━━ GIVEN DATA

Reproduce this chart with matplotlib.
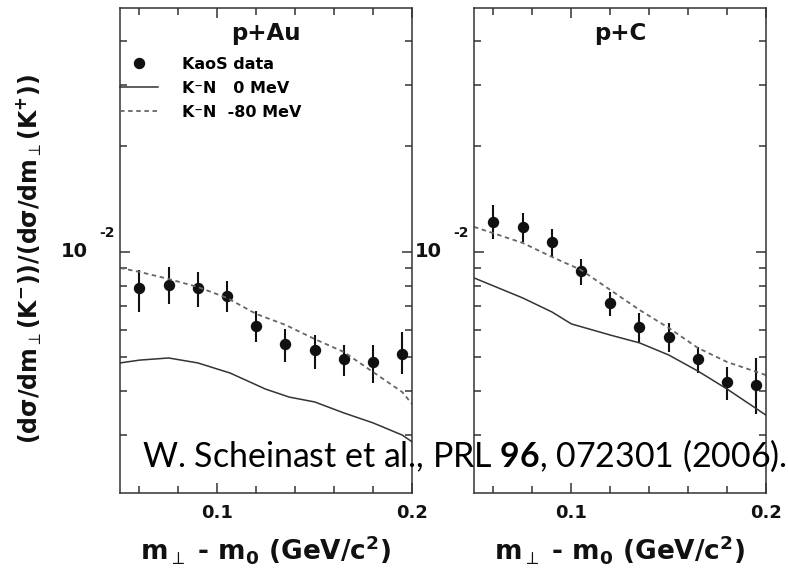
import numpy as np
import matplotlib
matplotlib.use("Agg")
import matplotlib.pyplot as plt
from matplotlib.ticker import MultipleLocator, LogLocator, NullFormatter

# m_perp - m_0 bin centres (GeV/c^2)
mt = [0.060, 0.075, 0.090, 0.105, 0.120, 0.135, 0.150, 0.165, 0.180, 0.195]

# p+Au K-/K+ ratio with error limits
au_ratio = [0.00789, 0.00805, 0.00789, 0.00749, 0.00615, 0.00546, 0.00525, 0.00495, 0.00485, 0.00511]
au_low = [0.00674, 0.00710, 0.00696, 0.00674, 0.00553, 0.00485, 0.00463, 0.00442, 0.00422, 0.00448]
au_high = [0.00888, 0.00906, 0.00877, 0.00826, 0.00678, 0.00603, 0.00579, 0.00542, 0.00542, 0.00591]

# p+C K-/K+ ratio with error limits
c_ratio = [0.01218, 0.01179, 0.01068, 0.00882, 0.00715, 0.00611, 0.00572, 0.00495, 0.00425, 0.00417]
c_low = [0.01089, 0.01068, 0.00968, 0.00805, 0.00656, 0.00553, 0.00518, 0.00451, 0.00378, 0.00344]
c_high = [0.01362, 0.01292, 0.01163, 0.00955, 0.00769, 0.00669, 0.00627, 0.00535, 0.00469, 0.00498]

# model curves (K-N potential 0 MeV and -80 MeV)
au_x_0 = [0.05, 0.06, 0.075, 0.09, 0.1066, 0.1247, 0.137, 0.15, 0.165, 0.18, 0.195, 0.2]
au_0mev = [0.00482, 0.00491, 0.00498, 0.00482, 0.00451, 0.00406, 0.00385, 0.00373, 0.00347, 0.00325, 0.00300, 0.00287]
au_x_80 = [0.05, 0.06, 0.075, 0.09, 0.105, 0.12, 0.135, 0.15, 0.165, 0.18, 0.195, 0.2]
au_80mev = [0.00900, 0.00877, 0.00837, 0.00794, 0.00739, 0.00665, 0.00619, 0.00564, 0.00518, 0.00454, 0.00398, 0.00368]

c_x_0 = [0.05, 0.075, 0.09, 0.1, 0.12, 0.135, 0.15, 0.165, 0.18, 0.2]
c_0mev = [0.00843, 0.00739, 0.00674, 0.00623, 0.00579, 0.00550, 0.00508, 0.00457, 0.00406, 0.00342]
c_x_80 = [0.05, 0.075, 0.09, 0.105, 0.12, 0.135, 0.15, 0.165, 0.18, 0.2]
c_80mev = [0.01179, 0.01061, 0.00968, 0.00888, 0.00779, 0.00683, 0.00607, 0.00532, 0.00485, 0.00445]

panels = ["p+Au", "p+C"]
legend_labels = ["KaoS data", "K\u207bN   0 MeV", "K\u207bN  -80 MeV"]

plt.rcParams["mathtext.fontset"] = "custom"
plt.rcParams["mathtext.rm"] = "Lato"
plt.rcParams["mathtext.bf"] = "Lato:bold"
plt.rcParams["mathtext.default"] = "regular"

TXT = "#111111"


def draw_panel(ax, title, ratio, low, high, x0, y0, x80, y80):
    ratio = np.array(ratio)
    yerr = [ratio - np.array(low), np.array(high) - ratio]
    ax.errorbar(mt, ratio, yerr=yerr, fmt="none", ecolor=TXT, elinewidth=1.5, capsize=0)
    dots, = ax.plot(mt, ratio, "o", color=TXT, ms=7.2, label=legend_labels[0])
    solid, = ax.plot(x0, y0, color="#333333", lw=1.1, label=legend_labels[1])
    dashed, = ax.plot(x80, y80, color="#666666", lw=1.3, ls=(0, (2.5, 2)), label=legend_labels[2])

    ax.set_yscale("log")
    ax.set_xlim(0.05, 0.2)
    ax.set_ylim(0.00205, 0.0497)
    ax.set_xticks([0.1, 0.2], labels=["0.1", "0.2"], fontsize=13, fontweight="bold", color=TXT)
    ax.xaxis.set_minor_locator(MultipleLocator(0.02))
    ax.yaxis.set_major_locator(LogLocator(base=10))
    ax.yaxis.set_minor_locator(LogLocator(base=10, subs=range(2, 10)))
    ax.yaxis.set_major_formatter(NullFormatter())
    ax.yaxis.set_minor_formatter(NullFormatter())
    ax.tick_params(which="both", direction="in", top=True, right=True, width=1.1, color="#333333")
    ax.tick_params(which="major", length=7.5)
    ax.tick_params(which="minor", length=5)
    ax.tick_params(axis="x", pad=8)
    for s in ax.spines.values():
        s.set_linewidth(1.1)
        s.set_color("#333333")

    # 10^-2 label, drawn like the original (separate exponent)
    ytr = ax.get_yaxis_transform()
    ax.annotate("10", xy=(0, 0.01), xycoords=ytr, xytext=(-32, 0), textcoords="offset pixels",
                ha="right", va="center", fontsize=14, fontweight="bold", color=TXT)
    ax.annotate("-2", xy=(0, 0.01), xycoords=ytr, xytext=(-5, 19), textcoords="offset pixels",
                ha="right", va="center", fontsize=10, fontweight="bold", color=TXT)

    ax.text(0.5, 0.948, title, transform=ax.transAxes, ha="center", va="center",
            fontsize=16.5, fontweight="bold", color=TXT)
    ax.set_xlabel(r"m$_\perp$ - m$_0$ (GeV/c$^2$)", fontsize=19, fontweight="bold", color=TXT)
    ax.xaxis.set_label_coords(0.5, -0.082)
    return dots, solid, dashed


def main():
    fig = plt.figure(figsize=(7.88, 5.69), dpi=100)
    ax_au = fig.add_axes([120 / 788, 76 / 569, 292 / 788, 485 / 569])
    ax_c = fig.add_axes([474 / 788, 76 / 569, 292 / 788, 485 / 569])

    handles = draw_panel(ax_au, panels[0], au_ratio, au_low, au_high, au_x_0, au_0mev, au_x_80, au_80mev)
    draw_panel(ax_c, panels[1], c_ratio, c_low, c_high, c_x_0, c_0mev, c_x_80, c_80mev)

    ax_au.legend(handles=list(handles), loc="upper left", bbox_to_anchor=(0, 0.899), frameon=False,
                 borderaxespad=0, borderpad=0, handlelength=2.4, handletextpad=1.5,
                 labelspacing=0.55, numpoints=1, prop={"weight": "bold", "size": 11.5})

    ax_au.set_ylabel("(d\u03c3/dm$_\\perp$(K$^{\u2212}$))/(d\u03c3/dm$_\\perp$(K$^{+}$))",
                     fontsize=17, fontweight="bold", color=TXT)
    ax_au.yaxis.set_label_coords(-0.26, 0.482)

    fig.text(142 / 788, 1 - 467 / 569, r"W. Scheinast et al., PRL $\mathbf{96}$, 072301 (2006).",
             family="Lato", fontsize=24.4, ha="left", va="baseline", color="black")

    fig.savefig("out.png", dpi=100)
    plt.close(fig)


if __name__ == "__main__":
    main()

━━━━

AIM: Emit the lines of the material exactly, from its first line to the line containing "0.00454, 0.00398, 0.00368]", inclusive; leave every picture out.

FINAL ANSWER:
Reproduce this chart with matplotlib.
import numpy as np
import matplotlib
matplotlib.use("Agg")
import matplotlib.pyplot as plt
from matplotlib.ticker import MultipleLocator, LogLocator, NullFormatter

# m_perp - m_0 bin centres (GeV/c^2)
mt = [0.060, 0.075, 0.090, 0.105, 0.120, 0.135, 0.150, 0.165, 0.180, 0.195]

# p+Au K-/K+ ratio with error limits
au_ratio = [0.00789, 0.00805, 0.00789, 0.00749, 0.00615, 0.00546, 0.00525, 0.00495, 0.00485, 0.00511]
au_low = [0.00674, 0.00710, 0.00696, 0.00674, 0.00553, 0.00485, 0.00463, 0.00442, 0.00422, 0.00448]
au_high = [0.00888, 0.00906, 0.00877, 0.00826, 0.00678, 0.00603, 0.00579, 0.00542, 0.00542, 0.00591]

# p+C K-/K+ ratio with error limits
c_ratio = [0.01218, 0.01179, 0.01068, 0.00882, 0.00715, 0.00611, 0.00572, 0.00495, 0.00425, 0.00417]
c_low = [0.01089, 0.01068, 0.00968, 0.00805, 0.00656, 0.00553, 0.00518, 0.00451, 0.00378, 0.00344]
c_high = [0.01362, 0.01292, 0.01163, 0.00955, 0.00769, 0.00669, 0.00627, 0.00535, 0.00469, 0.00498]

# model curves (K-N potential 0 MeV and -80 MeV)
au_x_0 = [0.05, 0.06, 0.075, 0.09, 0.1066, 0.1247, 0.137, 0.15, 0.165, 0.18, 0.195, 0.2]
au_0mev = [0.00482, 0.00491, 0.00498, 0.00482, 0.00451, 0.00406, 0.00385, 0.00373, 0.00347, 0.00325, 0.00300, 0.00287]
au_x_80 = [0.05, 0.06, 0.075, 0.09, 0.105, 0.12, 0.135, 0.15, 0.165, 0.18, 0.195, 0.2]
au_80mev = [0.00900, 0.00877, 0.00837, 0.00794, 0.00739, 0.00665, 0.00619, 0.00564, 0.00518, 0.00454, 0.00398, 0.00368]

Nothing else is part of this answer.